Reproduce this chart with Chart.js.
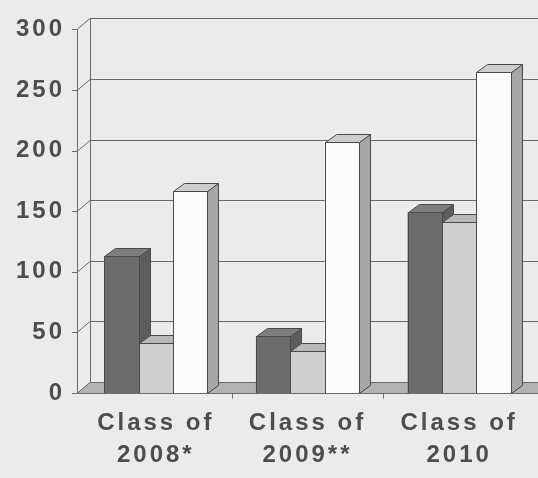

---

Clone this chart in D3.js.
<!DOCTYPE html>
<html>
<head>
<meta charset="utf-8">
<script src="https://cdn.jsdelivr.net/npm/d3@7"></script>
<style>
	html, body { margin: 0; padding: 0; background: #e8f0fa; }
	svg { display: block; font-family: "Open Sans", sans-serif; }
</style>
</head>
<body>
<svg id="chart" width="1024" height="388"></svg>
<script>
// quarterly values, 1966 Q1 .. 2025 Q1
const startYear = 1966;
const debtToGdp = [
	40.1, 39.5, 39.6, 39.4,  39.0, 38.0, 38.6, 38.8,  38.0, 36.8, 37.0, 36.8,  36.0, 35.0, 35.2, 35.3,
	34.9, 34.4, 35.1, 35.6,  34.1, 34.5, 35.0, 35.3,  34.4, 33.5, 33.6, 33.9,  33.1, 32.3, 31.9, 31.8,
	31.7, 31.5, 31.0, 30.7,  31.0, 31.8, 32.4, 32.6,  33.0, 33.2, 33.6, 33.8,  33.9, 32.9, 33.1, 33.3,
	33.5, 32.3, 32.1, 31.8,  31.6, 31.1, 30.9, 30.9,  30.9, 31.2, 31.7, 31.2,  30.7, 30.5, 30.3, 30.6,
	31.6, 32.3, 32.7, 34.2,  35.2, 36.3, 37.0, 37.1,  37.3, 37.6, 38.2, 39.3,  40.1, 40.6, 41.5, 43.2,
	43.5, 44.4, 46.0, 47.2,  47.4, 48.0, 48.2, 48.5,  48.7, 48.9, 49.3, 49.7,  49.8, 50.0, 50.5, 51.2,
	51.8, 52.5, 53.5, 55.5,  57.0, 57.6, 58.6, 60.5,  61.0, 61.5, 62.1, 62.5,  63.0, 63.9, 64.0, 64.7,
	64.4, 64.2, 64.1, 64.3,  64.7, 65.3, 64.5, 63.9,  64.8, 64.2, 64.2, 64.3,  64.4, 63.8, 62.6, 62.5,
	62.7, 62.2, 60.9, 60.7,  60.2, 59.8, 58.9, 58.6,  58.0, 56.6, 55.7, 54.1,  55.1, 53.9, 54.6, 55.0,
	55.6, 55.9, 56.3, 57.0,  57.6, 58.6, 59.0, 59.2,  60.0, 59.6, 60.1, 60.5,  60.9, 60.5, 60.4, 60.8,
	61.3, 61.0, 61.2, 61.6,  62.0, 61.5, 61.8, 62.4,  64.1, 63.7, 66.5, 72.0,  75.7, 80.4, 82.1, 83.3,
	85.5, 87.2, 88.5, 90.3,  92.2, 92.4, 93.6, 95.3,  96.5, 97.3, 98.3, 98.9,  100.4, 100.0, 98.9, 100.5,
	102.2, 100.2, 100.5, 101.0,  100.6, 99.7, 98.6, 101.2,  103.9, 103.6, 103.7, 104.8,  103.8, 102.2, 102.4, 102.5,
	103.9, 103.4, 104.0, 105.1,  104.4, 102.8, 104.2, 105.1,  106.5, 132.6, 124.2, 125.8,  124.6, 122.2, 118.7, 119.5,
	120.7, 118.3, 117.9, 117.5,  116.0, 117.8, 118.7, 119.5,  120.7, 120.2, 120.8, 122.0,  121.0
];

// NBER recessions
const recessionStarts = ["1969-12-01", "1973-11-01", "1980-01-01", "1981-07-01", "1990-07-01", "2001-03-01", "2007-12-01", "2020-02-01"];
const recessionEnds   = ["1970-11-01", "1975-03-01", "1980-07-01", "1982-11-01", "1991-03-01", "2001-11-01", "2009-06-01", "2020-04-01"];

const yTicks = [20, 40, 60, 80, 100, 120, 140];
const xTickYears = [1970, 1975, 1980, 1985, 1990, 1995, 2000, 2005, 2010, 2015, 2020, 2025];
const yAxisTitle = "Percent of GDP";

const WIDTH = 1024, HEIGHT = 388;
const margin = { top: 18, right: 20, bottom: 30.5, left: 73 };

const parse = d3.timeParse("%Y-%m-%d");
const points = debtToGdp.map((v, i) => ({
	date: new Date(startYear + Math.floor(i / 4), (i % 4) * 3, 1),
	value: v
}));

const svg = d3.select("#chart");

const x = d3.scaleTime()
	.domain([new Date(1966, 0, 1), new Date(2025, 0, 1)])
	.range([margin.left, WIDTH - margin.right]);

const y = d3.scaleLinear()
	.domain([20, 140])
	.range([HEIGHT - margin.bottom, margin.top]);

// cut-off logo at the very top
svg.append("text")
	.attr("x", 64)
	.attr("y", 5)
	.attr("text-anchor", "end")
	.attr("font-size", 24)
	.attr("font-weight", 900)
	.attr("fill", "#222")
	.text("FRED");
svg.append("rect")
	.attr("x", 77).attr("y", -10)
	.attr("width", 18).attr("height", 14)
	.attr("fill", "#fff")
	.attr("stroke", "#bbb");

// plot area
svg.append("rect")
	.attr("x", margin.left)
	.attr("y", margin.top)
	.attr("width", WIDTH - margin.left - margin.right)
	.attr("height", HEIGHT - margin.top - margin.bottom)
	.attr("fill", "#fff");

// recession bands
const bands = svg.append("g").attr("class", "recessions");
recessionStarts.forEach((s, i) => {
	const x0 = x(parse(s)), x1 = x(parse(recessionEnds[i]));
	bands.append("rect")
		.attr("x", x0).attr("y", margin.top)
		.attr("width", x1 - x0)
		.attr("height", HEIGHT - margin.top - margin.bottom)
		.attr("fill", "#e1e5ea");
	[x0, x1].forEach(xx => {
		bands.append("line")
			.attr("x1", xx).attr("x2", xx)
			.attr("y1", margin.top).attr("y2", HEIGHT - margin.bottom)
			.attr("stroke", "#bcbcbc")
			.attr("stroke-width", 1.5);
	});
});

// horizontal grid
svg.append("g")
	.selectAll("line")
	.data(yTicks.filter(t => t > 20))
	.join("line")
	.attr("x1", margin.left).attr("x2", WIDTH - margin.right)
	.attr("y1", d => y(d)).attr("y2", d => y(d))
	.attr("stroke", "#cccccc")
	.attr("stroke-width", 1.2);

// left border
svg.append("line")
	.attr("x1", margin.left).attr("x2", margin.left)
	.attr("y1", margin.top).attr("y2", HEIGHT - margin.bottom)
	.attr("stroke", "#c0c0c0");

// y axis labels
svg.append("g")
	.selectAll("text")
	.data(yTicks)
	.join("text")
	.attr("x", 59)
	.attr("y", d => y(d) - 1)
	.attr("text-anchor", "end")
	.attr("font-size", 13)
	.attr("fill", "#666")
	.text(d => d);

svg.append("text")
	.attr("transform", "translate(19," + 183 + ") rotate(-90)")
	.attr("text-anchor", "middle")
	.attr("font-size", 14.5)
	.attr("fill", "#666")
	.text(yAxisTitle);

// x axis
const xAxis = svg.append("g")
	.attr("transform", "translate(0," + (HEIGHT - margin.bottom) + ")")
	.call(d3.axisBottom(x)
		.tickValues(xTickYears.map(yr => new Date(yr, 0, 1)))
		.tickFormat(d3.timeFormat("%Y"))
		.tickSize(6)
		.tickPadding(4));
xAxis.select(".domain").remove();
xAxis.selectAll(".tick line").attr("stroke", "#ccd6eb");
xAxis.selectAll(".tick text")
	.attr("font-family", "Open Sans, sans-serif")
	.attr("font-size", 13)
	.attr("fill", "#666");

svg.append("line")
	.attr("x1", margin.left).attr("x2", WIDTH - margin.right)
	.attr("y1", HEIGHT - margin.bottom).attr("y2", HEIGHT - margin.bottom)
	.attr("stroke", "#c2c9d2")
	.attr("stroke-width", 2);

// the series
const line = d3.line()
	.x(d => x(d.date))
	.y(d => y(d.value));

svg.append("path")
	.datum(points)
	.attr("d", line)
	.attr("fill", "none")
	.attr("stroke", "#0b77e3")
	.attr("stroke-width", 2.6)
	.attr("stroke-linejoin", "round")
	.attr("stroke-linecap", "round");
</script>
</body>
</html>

_Exercise description_. The word "this" appears in how many lines of the data? Answer with only the number.

_Solution to the problem_. 2